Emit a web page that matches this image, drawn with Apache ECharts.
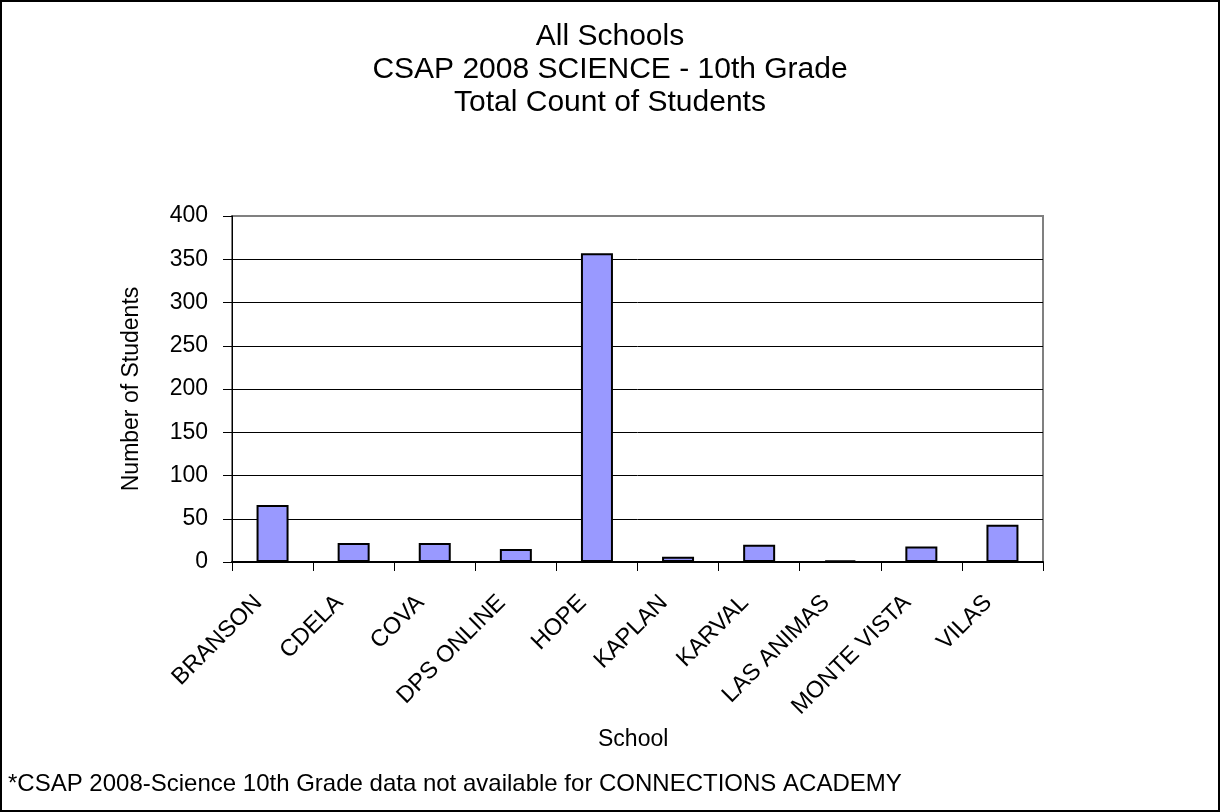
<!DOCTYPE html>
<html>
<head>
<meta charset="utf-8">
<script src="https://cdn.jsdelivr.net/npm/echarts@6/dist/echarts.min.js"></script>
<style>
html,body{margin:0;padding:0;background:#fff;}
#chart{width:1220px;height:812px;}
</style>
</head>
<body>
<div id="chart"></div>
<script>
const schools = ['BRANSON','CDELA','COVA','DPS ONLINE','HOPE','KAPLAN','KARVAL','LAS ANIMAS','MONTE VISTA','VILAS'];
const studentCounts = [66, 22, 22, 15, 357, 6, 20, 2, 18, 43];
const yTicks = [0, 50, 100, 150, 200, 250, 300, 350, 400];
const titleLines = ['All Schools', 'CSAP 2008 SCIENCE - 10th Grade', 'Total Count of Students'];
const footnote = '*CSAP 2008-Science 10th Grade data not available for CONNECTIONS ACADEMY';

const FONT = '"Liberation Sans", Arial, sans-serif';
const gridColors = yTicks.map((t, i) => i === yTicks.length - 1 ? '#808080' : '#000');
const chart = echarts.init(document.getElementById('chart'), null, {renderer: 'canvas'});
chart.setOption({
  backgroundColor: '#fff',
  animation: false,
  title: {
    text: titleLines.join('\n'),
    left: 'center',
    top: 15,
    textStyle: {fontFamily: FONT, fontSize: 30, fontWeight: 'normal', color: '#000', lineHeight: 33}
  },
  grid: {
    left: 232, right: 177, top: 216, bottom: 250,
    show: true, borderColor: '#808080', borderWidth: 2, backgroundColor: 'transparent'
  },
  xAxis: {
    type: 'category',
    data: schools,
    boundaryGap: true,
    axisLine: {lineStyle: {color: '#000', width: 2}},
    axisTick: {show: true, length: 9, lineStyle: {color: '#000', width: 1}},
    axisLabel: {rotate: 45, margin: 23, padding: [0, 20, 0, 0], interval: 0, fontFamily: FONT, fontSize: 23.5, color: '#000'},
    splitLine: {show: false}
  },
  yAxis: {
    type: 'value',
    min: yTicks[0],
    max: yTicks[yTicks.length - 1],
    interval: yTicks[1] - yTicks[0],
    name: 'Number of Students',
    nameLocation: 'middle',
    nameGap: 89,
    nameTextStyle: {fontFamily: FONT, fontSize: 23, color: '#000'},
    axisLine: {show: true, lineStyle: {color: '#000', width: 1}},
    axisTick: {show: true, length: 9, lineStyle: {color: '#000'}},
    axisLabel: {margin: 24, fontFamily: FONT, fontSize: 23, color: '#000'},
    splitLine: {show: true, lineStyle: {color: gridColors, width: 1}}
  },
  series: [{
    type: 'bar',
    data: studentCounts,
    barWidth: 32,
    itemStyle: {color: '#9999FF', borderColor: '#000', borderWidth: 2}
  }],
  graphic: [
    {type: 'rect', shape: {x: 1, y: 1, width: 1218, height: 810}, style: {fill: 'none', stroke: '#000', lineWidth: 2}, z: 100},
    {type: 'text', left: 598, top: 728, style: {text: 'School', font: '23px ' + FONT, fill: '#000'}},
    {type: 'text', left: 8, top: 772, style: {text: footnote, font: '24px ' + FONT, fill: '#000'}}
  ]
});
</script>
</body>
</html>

++++

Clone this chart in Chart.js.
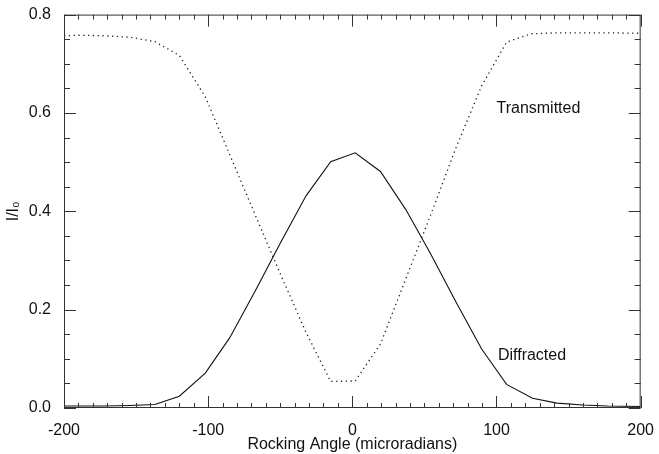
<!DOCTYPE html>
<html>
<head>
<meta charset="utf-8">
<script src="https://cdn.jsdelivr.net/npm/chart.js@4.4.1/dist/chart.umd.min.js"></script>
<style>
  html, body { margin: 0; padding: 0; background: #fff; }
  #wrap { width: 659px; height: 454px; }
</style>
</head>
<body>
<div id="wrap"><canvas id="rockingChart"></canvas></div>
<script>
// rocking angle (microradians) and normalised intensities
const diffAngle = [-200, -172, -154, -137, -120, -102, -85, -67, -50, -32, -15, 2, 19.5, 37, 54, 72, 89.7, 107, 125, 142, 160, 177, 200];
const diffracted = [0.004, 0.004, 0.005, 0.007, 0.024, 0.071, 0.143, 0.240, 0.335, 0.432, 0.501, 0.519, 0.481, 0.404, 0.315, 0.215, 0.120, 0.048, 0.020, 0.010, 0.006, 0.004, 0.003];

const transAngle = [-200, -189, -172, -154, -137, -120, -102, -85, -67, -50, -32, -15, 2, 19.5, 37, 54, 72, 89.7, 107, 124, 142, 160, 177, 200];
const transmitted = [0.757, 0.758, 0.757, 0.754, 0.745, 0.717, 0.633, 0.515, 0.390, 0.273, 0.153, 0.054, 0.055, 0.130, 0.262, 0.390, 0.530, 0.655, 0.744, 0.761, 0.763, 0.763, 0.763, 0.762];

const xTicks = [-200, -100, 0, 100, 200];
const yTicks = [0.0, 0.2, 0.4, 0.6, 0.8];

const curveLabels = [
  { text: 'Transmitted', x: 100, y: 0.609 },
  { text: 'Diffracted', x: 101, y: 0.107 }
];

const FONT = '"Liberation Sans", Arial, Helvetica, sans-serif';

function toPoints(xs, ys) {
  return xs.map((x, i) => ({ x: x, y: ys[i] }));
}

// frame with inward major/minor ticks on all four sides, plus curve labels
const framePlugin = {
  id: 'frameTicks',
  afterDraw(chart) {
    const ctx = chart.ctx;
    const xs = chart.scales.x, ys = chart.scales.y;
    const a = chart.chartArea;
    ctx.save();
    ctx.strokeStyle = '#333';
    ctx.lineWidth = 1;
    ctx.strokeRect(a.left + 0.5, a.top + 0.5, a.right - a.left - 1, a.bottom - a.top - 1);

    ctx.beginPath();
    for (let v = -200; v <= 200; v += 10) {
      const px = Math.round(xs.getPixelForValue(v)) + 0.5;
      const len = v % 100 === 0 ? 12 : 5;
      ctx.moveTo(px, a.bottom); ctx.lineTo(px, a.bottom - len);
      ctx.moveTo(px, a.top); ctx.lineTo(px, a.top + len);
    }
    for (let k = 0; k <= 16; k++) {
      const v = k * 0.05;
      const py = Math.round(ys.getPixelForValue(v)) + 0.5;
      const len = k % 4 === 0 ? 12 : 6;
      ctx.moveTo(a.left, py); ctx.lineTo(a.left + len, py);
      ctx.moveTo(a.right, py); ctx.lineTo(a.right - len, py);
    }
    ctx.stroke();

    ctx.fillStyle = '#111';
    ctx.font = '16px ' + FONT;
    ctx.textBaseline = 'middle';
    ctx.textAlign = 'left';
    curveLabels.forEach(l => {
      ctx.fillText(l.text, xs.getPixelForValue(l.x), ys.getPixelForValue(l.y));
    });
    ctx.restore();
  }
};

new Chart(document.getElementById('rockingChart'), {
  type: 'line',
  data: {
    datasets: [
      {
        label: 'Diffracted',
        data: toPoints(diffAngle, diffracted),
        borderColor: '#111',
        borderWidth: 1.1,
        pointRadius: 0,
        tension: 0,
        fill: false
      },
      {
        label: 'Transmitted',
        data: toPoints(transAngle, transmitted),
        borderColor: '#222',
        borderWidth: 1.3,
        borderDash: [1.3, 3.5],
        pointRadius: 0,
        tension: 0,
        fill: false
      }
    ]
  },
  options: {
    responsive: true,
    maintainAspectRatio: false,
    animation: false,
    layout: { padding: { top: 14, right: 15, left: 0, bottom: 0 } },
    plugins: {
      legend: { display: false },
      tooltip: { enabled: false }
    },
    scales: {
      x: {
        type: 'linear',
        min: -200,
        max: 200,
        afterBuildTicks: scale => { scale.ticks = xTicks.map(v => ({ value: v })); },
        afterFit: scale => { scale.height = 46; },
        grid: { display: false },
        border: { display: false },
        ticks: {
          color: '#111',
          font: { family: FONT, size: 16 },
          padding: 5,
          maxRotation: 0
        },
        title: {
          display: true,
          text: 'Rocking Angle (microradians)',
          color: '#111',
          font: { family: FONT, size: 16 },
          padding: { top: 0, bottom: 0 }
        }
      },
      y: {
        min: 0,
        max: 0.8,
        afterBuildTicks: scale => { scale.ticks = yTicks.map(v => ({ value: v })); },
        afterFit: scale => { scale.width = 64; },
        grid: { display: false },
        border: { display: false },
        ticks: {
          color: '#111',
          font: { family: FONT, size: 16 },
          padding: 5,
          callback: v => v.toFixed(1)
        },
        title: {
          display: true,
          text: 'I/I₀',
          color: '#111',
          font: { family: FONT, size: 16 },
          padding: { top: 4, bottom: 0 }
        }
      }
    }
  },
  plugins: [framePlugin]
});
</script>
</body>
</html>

++++

Stated exercise
Scan the records for the string "with". Copy each line in which it appears.

Task response
Emit a web page that matches this image, drawn with Apache ECharts.
// frame with inward major/minor ticks on all four sides, plus curve labels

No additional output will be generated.